• _DATA ENTRIES_:
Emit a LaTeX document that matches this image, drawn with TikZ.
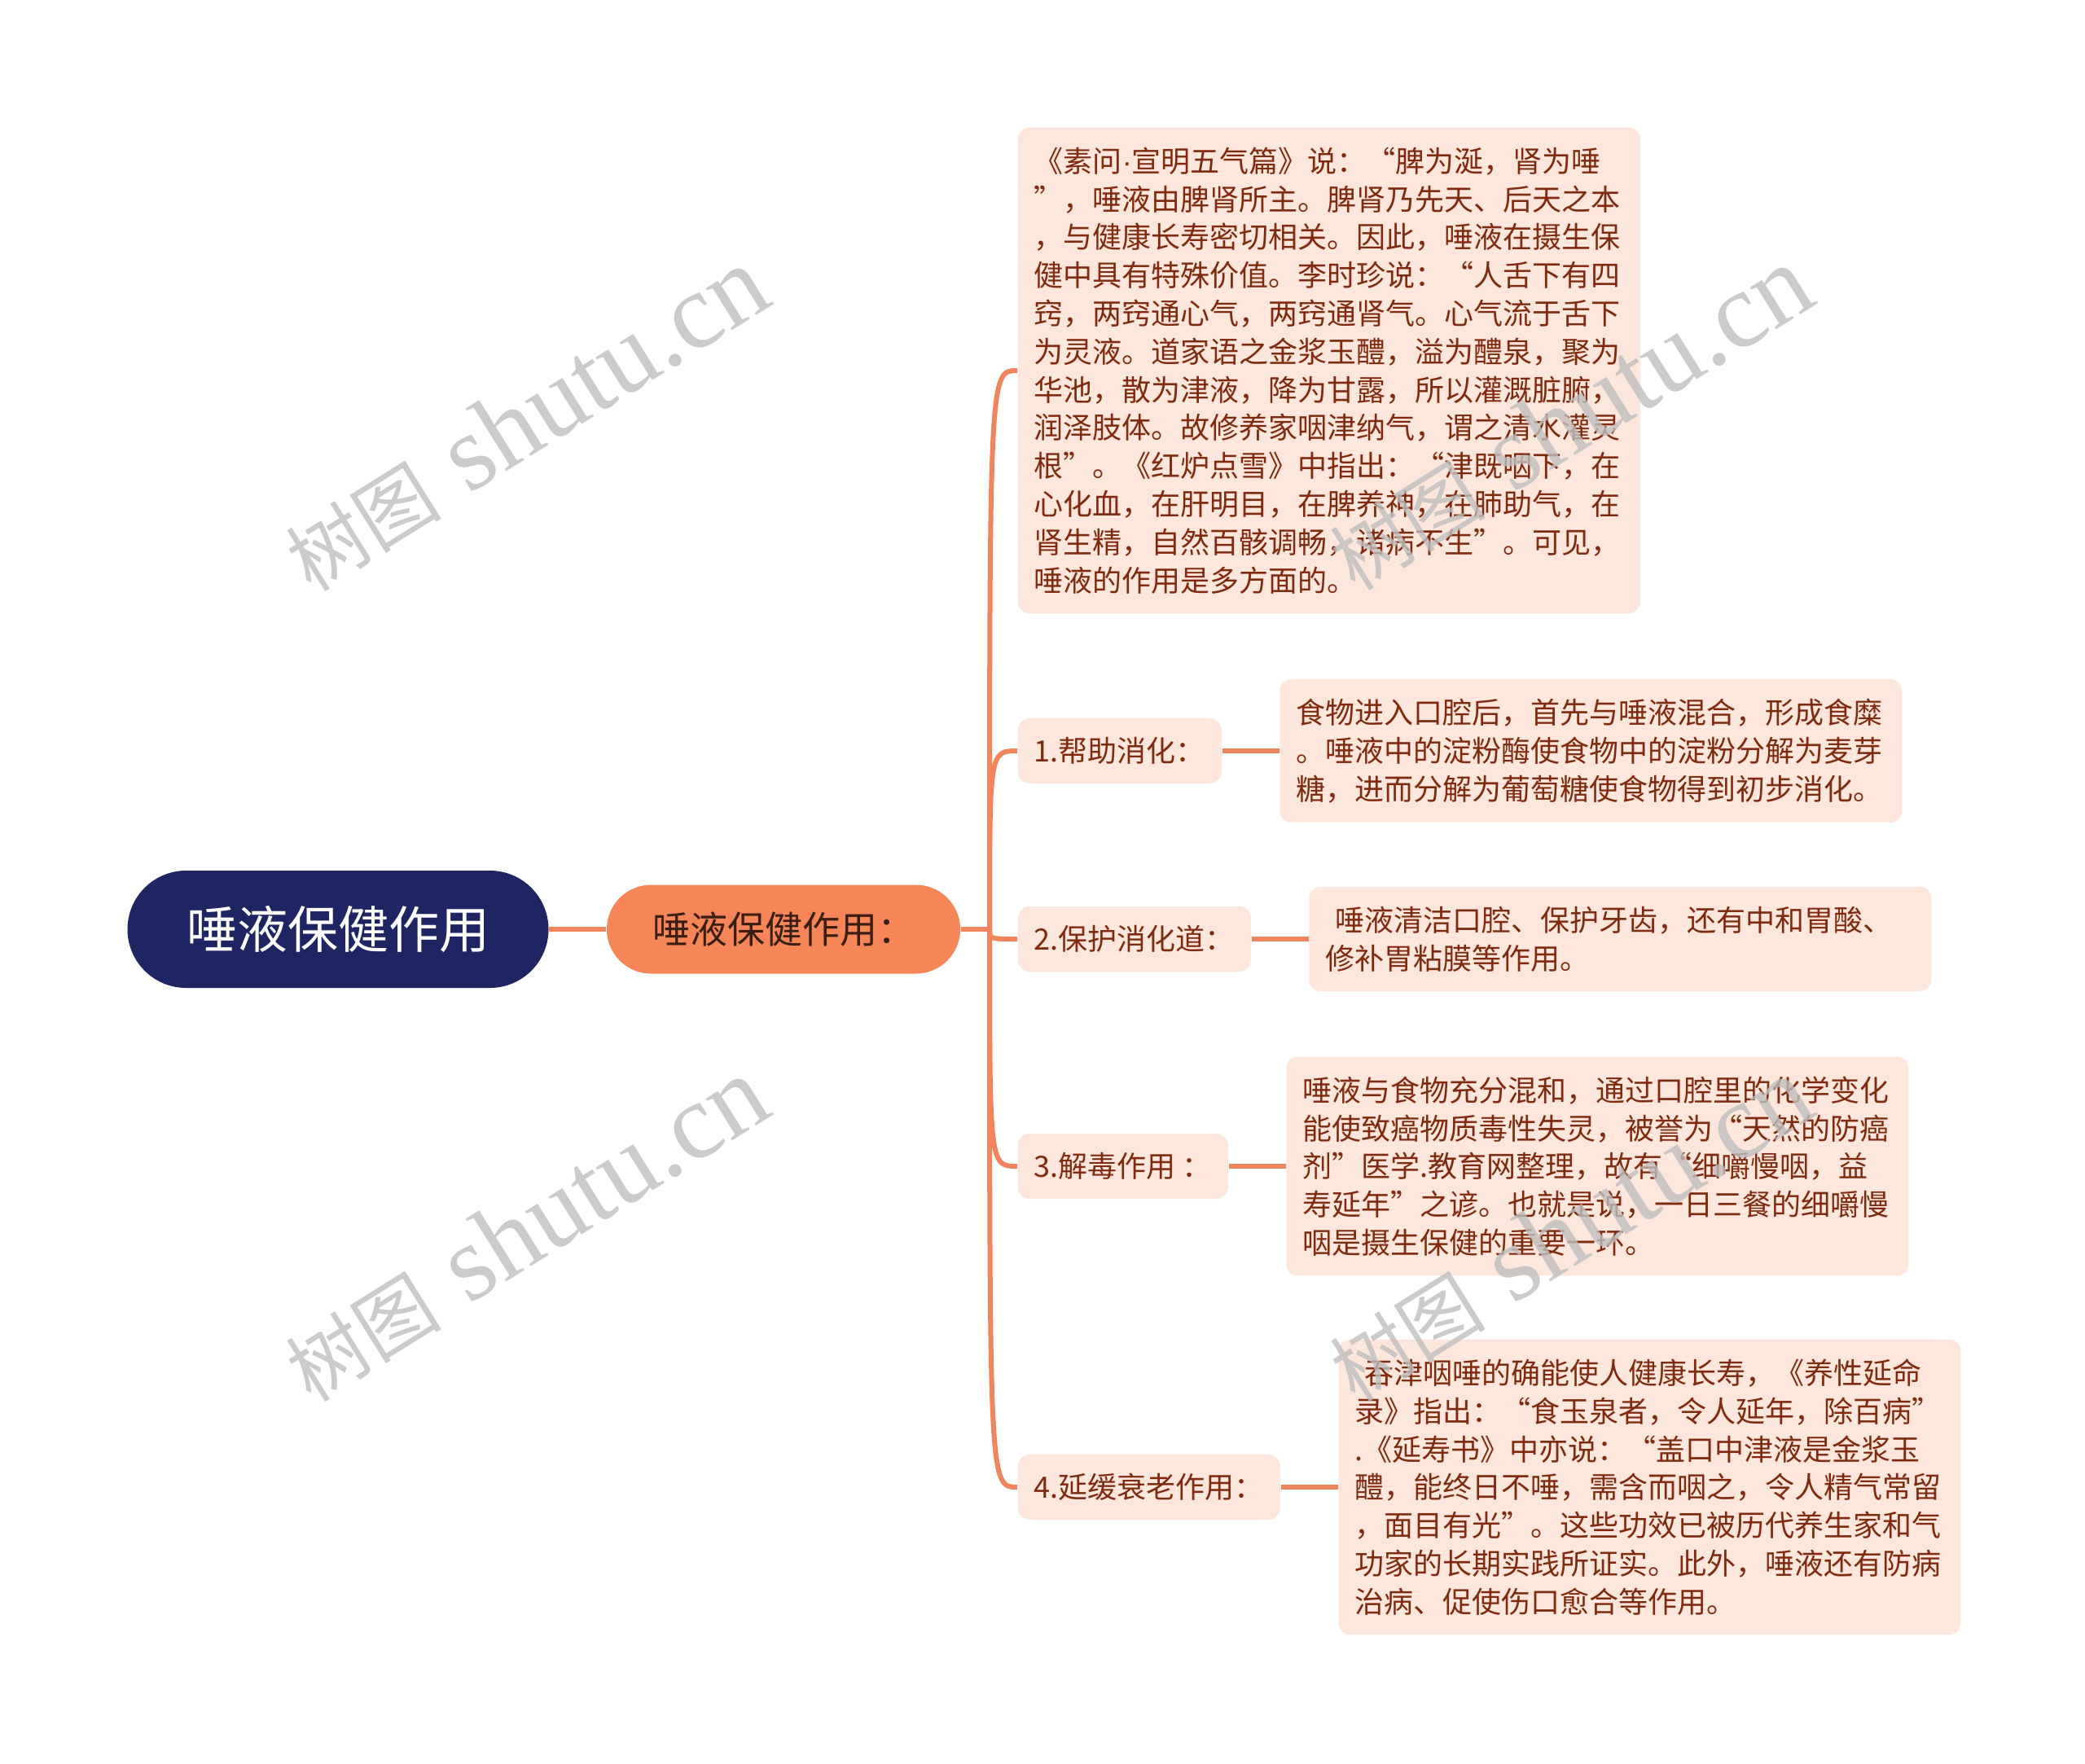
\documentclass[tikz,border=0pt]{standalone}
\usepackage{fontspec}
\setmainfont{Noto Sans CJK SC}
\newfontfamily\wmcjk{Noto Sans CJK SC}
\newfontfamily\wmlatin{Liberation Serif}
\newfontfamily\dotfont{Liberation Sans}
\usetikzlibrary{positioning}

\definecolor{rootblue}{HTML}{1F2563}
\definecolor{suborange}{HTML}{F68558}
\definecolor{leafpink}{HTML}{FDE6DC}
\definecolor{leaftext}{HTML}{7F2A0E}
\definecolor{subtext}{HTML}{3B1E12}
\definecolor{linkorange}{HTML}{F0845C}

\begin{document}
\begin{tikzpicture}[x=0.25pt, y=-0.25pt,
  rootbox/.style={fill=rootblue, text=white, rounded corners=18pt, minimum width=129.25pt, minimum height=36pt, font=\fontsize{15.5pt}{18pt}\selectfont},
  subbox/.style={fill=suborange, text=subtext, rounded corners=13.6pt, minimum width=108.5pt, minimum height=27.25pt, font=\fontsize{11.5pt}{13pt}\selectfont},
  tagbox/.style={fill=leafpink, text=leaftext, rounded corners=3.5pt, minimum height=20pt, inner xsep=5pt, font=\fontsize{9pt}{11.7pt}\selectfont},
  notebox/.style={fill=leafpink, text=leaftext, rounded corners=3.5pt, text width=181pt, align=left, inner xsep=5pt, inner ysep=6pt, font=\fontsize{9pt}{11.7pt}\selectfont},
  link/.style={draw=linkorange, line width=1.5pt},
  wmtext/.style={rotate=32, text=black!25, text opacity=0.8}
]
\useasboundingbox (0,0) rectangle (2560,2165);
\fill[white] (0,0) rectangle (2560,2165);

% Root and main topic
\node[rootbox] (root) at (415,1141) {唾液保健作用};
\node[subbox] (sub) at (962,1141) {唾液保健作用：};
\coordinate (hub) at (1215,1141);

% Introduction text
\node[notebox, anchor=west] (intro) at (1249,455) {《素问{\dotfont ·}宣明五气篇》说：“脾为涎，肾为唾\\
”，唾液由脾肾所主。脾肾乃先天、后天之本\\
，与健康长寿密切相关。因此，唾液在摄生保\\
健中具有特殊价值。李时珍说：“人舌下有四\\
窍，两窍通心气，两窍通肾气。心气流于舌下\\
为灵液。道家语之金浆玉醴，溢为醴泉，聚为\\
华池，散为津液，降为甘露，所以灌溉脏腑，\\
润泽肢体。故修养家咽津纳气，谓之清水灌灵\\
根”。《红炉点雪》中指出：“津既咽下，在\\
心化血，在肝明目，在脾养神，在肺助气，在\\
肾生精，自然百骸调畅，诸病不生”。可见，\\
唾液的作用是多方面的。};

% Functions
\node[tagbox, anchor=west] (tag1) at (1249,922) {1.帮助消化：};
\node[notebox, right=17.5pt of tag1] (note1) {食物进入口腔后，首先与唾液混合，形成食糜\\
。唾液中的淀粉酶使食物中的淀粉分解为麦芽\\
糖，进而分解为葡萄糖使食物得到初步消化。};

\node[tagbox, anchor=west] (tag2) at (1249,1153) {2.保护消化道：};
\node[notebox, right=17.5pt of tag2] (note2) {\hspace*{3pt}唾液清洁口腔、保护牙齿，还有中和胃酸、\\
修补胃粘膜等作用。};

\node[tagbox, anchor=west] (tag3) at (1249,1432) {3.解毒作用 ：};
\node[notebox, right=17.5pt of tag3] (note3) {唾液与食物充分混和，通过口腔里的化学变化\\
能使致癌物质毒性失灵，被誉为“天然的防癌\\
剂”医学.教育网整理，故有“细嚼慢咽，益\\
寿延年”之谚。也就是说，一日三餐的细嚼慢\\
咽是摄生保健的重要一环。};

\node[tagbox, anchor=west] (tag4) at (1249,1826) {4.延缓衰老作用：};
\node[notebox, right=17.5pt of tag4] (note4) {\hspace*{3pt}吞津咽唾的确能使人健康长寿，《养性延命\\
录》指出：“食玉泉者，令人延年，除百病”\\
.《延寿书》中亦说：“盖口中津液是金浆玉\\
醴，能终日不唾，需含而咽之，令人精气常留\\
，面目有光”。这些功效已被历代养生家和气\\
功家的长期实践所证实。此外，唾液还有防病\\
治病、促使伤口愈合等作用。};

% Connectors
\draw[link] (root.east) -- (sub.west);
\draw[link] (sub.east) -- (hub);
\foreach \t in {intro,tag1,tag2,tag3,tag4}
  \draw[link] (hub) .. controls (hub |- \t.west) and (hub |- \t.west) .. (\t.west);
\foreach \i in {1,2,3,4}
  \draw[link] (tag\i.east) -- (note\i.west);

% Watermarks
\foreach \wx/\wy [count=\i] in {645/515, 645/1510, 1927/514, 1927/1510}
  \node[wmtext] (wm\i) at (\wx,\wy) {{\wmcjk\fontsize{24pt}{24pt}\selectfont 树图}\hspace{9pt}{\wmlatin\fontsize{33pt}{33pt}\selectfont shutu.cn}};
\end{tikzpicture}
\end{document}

* * *

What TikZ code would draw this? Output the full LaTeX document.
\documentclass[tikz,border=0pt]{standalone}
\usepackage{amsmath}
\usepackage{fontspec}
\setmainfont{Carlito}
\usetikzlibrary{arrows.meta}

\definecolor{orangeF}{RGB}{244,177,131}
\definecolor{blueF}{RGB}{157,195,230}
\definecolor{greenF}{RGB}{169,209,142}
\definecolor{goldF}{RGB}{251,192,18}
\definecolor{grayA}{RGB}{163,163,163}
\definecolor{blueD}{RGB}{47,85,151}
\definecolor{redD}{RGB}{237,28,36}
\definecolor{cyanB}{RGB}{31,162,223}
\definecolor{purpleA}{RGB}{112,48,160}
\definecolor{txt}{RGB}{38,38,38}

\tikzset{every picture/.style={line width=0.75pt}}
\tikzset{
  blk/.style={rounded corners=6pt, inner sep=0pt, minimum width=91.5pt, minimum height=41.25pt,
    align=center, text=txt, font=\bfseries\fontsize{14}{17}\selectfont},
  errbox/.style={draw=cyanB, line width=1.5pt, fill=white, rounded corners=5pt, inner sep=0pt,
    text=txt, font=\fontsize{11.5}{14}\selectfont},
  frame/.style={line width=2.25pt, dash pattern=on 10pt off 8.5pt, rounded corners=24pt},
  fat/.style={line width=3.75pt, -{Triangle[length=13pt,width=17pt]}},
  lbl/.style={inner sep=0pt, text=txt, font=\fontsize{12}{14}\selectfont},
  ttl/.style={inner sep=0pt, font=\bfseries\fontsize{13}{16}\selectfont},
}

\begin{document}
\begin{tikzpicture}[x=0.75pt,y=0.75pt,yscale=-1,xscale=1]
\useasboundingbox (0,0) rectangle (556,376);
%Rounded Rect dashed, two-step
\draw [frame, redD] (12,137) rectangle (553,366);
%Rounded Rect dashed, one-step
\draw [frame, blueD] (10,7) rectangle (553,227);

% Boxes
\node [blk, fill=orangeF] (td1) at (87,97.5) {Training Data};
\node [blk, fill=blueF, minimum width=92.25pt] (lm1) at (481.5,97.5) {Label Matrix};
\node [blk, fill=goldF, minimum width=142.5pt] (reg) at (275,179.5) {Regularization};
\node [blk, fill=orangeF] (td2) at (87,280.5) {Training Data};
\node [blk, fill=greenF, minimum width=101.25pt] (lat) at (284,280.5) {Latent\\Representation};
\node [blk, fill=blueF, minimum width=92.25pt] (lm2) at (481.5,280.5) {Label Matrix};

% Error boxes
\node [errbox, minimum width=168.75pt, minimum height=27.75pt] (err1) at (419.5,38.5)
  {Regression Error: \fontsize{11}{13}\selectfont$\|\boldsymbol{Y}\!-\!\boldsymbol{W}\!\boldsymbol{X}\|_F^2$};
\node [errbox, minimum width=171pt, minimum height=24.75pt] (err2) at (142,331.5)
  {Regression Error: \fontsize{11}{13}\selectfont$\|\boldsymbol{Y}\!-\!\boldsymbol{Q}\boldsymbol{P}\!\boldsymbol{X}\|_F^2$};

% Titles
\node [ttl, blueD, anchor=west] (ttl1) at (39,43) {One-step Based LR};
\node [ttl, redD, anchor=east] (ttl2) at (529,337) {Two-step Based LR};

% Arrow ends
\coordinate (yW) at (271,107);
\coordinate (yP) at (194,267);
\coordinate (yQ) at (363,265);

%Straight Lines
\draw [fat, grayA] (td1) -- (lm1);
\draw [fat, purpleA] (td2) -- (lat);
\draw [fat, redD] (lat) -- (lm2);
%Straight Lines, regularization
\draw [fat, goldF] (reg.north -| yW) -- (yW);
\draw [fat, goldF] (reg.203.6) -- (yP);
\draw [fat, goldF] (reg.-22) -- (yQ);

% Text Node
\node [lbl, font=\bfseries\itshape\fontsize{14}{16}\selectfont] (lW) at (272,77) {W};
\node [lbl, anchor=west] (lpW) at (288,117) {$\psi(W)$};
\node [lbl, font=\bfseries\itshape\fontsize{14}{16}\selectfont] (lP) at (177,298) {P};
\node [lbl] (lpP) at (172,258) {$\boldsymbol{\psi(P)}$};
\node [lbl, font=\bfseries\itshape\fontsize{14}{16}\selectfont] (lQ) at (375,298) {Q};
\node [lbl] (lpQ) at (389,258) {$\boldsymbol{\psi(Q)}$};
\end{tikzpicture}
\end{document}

• _GIVEN INSTRUCTION_: Scan the data above; copy every line where "LaTeX" appears.

• _COMPLETE RESPONSE_:
Emit a LaTeX document that matches this image, drawn with TikZ.
What TikZ code would draw this? Output the full LaTeX document.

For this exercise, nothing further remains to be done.